## EXERCISE BRIEF
Reproduce the material below line by line, beginning with its first line and ending with the line that contains "y_ticks = [0, 1, 2, 3, 4, 5, 6]"; leave out pictures.

## GIVEN DATA
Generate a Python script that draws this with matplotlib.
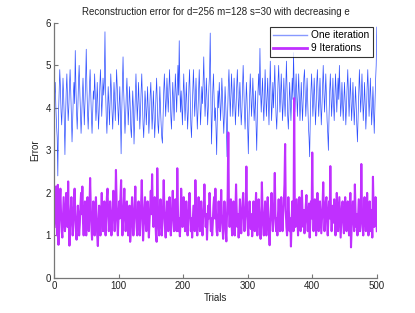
import numpy as np
import matplotlib
matplotlib.use("Agg")
import matplotlib.pyplot as plt

plt.rcParams['font.family'] = ['Liberation Sans', 'DejaVu Sans']

title = "Reconstruction error for d=256 m=128 s=30 with decreasing e"
x_label = "Trials"
y_label = "Error"
series_names = ["One iteration", "9 Iterations"]
x_ticks = [0, 100, 200, 300, 400, 500]
y_ticks = [0, 1, 2, 3, 4, 5, 6]

one_iteration = [
    4.3, 4.6, 4.0, 3.6, 3.3, 2.4, 3.8, 4.4, 4.9, 4.5, 3.9, 3.6, 4.1, 4.7, 4.3, 3.7, 2.9, 3.8, 4.4, 4.8, 4.2, 3.7, 4.0, 4.5, 4.9,
    4.4, 3.8, 3.2, 3.7, 4.3, 4.6, 4.1, 5.35, 4.5, 3.9, 3.5, 4.0, 4.6, 5.0, 4.4, 3.9, 3.4, 3.8, 4.3, 4.7, 4.2, 3.6, 4.1, 4.6, 5.38,
    4.5, 3.9, 3.5, 4.0, 4.5, 4.9, 4.3, 3.8, 3.4, 3.9, 4.4, 4.2, 4.8, 4.3, 3.7, 4.0, 4.6, 4.1, 3.5, 3.9, 4.5, 4.9, 4.4, 3.8, 4.2,
    4.7, 4.3, 4.6, 5.79, 4.4, 3.8, 3.4, 3.9, 4.5, 4.1, 3.6, 4.2, 4.8, 4.4, 3.9, 3.5, 4.0, 4.6, 4.2, 3.7, 4.3, 4.9, 4.5, 4.0, 3.6,
    4.1, 4.5, 3.8, 2.92, 3.9, 4.6, 5.2, 4.4, 3.9, 3.4, 3.8, 4.3, 4.7, 4.2, 3.6, 4.0, 4.5, 4.1, 3.5, 3.3, 3.9, 4.4, 4.0, 3.15, 3.7,
    4.3, 4.8, 4.2, 3.7, 4.1, 4.6, 4.0, 3.5, 3.9, 4.4, 4.8, 4.2, 3.6, 3.3, 3.8, 4.4, 4.1, 3.6, 4.0, 4.5, 3.9, 3.4, 3.8, 4.3, 4.6,
    4.0, 3.5, 3.9, 4.4, 3.8, 3.3, 3.7, 4.3, 4.7, 4.1, 3.6, 3.4, 3.9, 4.5, 4.0, 3.6, 3.3, 3.17, 3.8, 4.4, 4.8, 4.3, 3.8, 4.2, 4.7,
    4.3, 3.9, 4.4, 4.9, 4.4, 3.8, 3.5, 4.1, 4.6, 4.2, 3.7, 4.2, 4.8, 4.4, 3.9, 4.5, 5.0, 4.3, 5.58, 4.5, 3.9, 4.4, 4.0, 3.6, 4.3,
    4.8, 4.2, 3.7, 4.1, 4.6, 4.0, 3.5, 3.9, 4.5, 4.9, 4.3, 3.6, 3.3, 3.9, 4.4, 4.9, 4.3, 3.8, 4.2, 4.7, 4.1, 3.5, 3.9, 4.4, 4.9,
    4.2, 3.6, 4.0, 4.5, 4.1, 4.6, 5.2, 4.4, 3.8, 4.2, 4.7, 4.2, 3.6, 4.0, 4.5, 4.8, 5.76, 4.3, 3.15, 3.8, 4.4, 4.8, 4.2, 3.7, 4.0,
    3.5, 2.9, 3.8, 4.4, 4.0, 4.6, 4.2, 3.7, 4.1, 4.7, 4.3, 3.8, 3.4, 3.9, 4.5, 4.1, 3.6, 2.85, 3.9, 4.5, 4.9, 4.3, 3.8, 4.3, 4.8,
    4.3, 3.8, 4.2, 4.7, 4.2, 3.6, 4.0, 4.5, 4.9, 4.4, 3.8, 4.2, 4.6, 4.1, 3.6, 3.9, 4.5, 5.0, 4.5, 3.9, 3.5, 4.0, 4.6, 4.2, 3.6,
    2.92, 3.7, 4.3, 4.8, 4.3, 3.8, 4.2, 4.7, 4.2, 3.7, 4.0, 4.4, 3.6, 3.0, 3.8, 4.4, 4.8, 4.3, 5.4, 4.4, 3.9, 4.3, 4.7, 4.1, 3.7,
    4.2, 4.9, 4.3, 3.8, 4.2, 4.7, 4.1, 3.6, 4.3, 5.1, 4.4, 3.7, 4.1, 4.6, 4.0, 4.5, 5.0, 4.3, 3.8, 3.5, 4.0, 4.6, 5.0, 4.4, 3.9,
    4.3, 4.8, 4.2, 3.7, 4.1, 4.7, 4.2, 3.8, 4.4, 5.1, 4.4, 3.8, 3.5, 4.0, 4.6, 4.2, 3.7, 4.2, 4.7, 4.2, 5.3, 4.5, 3.9, 4.3, 4.8,
    4.3, 3.8, 4.3, 4.8, 4.2, 3.7, 4.1, 4.6, 4.1, 3.7, 4.2, 4.7, 4.9, 4.3, 3.8, 4.2, 4.7, 4.1, 3.6, 3.3, 2.85, 3.8, 4.4, 4.8, 4.3,
    3.8, 4.2, 4.7, 4.2, 3.6, 4.0, 4.6, 4.9, 4.3, 3.8, 4.2, 4.7, 4.1, 3.6, 4.0, 4.5, 5.0, 4.4, 3.9, 4.3, 4.8, 4.2, 3.7, 3.4, 3.0,
    3.8, 4.4, 4.8, 4.3, 3.8, 4.2, 4.7, 4.1, 3.7, 4.2, 4.8, 4.4, 3.9, 4.3, 4.7, 4.2, 5.0, 4.4, 3.8, 4.1, 4.6, 4.1, 3.7, 4.2, 4.6,
    4.1, 3.6, 4.0, 4.5, 4.9, 4.3, 3.8, 4.2, 4.7, 4.2, 3.7, 4.1, 4.6, 4.1, 3.6, 4.0, 4.5, 4.1, 3.6, 3.2, 3.8, 4.4, 4.9, 4.4, 3.9,
    4.3, 4.8, 4.2, 3.7, 4.1, 4.6, 4.0, 3.5, 3.9, 4.5, 4.9, 4.3, 3.8, 4.2, 4.7, 4.1, 3.6, 4.0, 4.5, 3.9, 3.4, 4.0, 4.6, 5.0, 5.9,
]

nine_iterations = [
    1.2, 1.6, 2.15, 1.5, 1.0, 2.19, 0.78, 1.3, 1.8, 2.1, 1.5, 1.1, 0.95, 1.4, 1.9, 1.5, 1.1, 1.3, 2.0, 1.6, 1.2, 2.27, 1.3, 0.76, 1.2,
    1.6, 1.9, 1.4, 1.0, 1.3, 1.8, 2.1, 1.5, 1.1, 0.9, 1.3, 1.7, 1.4, 1.0, 1.25, 1.7, 2.0, 1.5, 2.15, 1.3, 1.0, 1.4, 1.8, 1.3, 1.0,
    1.4, 1.9, 1.5, 1.1, 1.6, 2.35, 1.7, 1.2, 0.9, 1.3, 1.8, 1.4, 1.0, 1.5, 1.9, 1.4, 1.0, 0.75, 1.3, 1.7, 1.3, 1.0, 1.5, 2.0, 1.5,
    1.1, 1.4, 1.8, 1.3, 1.0, 1.5, 1.9, 2.1, 1.5, 1.1, 1.4, 1.8, 1.4, 1.0, 1.3, 1.7, 2.05, 1.5, 1.1, 1.5, 2.54, 1.8, 1.3, 1.0, 1.4,
    1.8, 1.4, 1.9, 2.3, 1.5, 1.0, 1.3, 1.7, 2.1, 1.5, 1.1, 1.4, 1.8, 1.3, 1.0, 1.4, 1.7, 0.85, 1.1, 1.5, 1.9, 1.4, 1.0, 1.3, 1.7,
    2.15, 1.6, 1.2, 1.0, 1.4, 1.8, 1.3, 1.0, 1.4, 1.75, 2.3, 1.6, 0.88, 1.2, 1.6, 1.9, 1.4, 1.1, 1.5, 1.8, 1.3, 0.95, 1.3, 1.7, 2.05,
    1.5, 2.44, 1.6, 1.2, 1.5, 1.9, 1.4, 1.0, 0.85, 2.58, 1.7, 1.3, 1.0, 1.5, 1.85, 1.4, 1.0, 1.3, 1.7, 2.3, 1.6, 1.2, 0.95, 1.4, 1.8,
    1.4, 1.1, 1.5, 1.9, 1.4, 1.0, 1.3, 1.7, 2.05, 1.5, 1.1, 1.4, 1.85, 1.4, 1.1, 2.58, 1.6, 1.1, 1.4, 0.98, 1.3, 2.1, 1.6, 1.2, 1.5,
    1.9, 1.4, 1.1, 1.5, 1.8, 1.3, 1.0, 1.4, 1.7, 2.0, 1.5, 1.1, 1.4, 0.95, 1.3, 1.7, 1.4, 1.1, 2.3, 1.6, 1.2, 1.0, 1.5, 1.9, 1.4,
    1.1, 1.4, 1.8, 1.3, 1.0, 1.4, 1.7, 2.2, 1.6, 1.2, 1.5, 0.9, 1.3, 1.7, 1.4, 2.0, 1.5, 1.1, 1.4, 1.0, 1.3, 1.7, 1.9, 1.4, 2.1,
    1.5, 1.1, 1.0, 1.4, 1.8, 1.4, 1.1, 1.5, 2.07, 1.5, 1.2, 0.92, 1.3, 1.8, 1.4, 1.1, 0.86, 1.5, 1.9, 3.42, 1.6, 1.2, 1.5, 1.85, 1.3,
    1.0, 1.4, 1.8, 1.3, 1.0, 1.5, 2.2, 1.6, 1.2, 1.5, 0.95, 1.4, 1.85, 1.4, 1.05, 1.4, 1.75, 2.0, 1.5, 1.1, 1.4, 1.7, 2.62, 1.6, 1.2,
    1.0, 1.4, 1.8, 1.4, 1.15, 1.5, 0.98, 1.4, 1.8, 1.5, 1.1, 1.6, 2.0, 1.4, 1.0, 1.3, 1.85, 1.5, 1.2, 0.92, 1.4, 2.25, 1.6, 1.2, 1.0,
    1.4, 1.8, 1.4, 1.0, 1.5, 1.9, 1.4, 1.1, 0.77, 1.3, 1.7, 2.0, 1.5, 1.1, 1.4, 1.8, 2.47, 1.5, 1.1, 1.4, 1.0, 1.5, 1.85, 1.4, 1.1,
    1.5, 1.9, 1.4, 1.1, 1.5, 1.8, 2.2, 3.15, 1.6, 1.2, 1.0, 1.4, 1.9, 1.5, 1.1, 1.4, 0.74, 1.3, 1.8, 1.4, 1.1, 4.23, 1.6, 1.2, 1.5,
    1.85, 1.4, 1.0, 1.5, 1.9, 1.4, 1.1, 1.4, 2.05, 1.5, 1.2, 1.6, 1.05, 1.3, 1.7, 1.95, 1.4, 1.1, 1.4, 1.75, 0.95, 1.3, 1.8, 1.4, 2.95,
    1.5, 1.1, 1.4, 1.85, 1.4, 1.0, 1.4, 2.0, 1.5, 1.1, 1.4, 1.8, 1.4, 1.05, 1.4, 1.7, 2.25, 1.6, 1.1, 1.4, 1.8, 1.9, 1.3, 1.0, 1.4,
    1.8, 1.4, 2.63, 1.5, 1.1, 1.4, 1.7, 1.3, 1.85, 1.4, 1.0, 1.3, 2.0, 1.5, 1.1, 1.5, 1.9, 1.4, 0.95, 1.3, 1.7, 1.8, 1.35, 1.05, 1.5,
    1.9, 1.4, 1.1, 1.5, 1.8, 1.3, 1.0, 1.4, 2.0, 0.72, 1.2, 1.6, 1.8, 1.4, 1.1, 2.2, 1.6, 1.2, 1.5, 1.0, 1.4, 1.85, 1.5, 1.1, 1.4,
    2.68, 1.6, 1.2, 1.0, 1.5, 1.9, 1.4, 1.1, 1.4, 2.0, 1.5, 1.0, 1.3, 1.8, 1.4, 1.1, 1.6, 0.95, 2.38, 1.6, 1.2, 1.5, 1.9, 1.4, 1.1,
]

trials = np.arange(1, len(one_iteration) + 1)

fig = plt.figure(figsize=(4.15, 3.13), dpi=100)
ax = fig.add_axes([0.130, 0.112, 0.778, 0.815])

ax.plot(trials, one_iteration, color='#3050ff', lw=0.5, label=series_names[0])
ax.plot(trials, nine_iterations, color='#c030ff', lw=1.5, label=series_names[1])

ax.set_xlim(0, 500)
ax.set_ylim(0, 6)
ax.set_xticks(x_ticks)
ax.set_yticks(y_ticks)

for side in ['top', 'right']:
    ax.spines[side].set_visible(False)
for side in ['left', 'bottom']:
    ax.spines[side].set_color('#777777')
    ax.spines[side].set_linewidth(0.9)
ax.tick_params(direction='in', length=3, width=0.8, color='#777777',
               labelsize=7, labelcolor='#222222', pad=2)

ax.set_title(title, fontsize=7, color='#222222', pad=6)
ax.set_xlabel(x_label, fontsize=7, color='#222222', labelpad=2)
ax.set_ylabel(y_label, fontsize=7, color='#222222', labelpad=4)

leg = ax.legend(loc='upper right', fontsize=7.3, frameon=True, fancybox=False,
                handlelength=3.3, handletextpad=0.4, borderpad=0.35,
                labelspacing=0.3, borderaxespad=0.4)
leg.get_frame().set_edgecolor('#000000')
leg.get_frame().set_linewidth(0.8)
leg.get_lines()[0].set_color('#8899ff')
leg.get_lines()[0].set_linewidth(1.0)
leg.get_lines()[1].set_linewidth(2.0)

fig.savefig('out.png', dpi=100)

## RESPONSE BELOW
Generate a Python script that draws this with matplotlib.
import numpy as np
import matplotlib
matplotlib.use("Agg")
import matplotlib.pyplot as plt

plt.rcParams['font.family'] = ['Liberation Sans', 'DejaVu Sans']

title = "Reconstruction error for d=256 m=128 s=30 with decreasing e"
x_label = "Trials"
y_label = "Error"
series_names = ["One iteration", "9 Iterations"]
x_ticks = [0, 100, 200, 300, 400, 500]
y_ticks = [0, 1, 2, 3, 4, 5, 6]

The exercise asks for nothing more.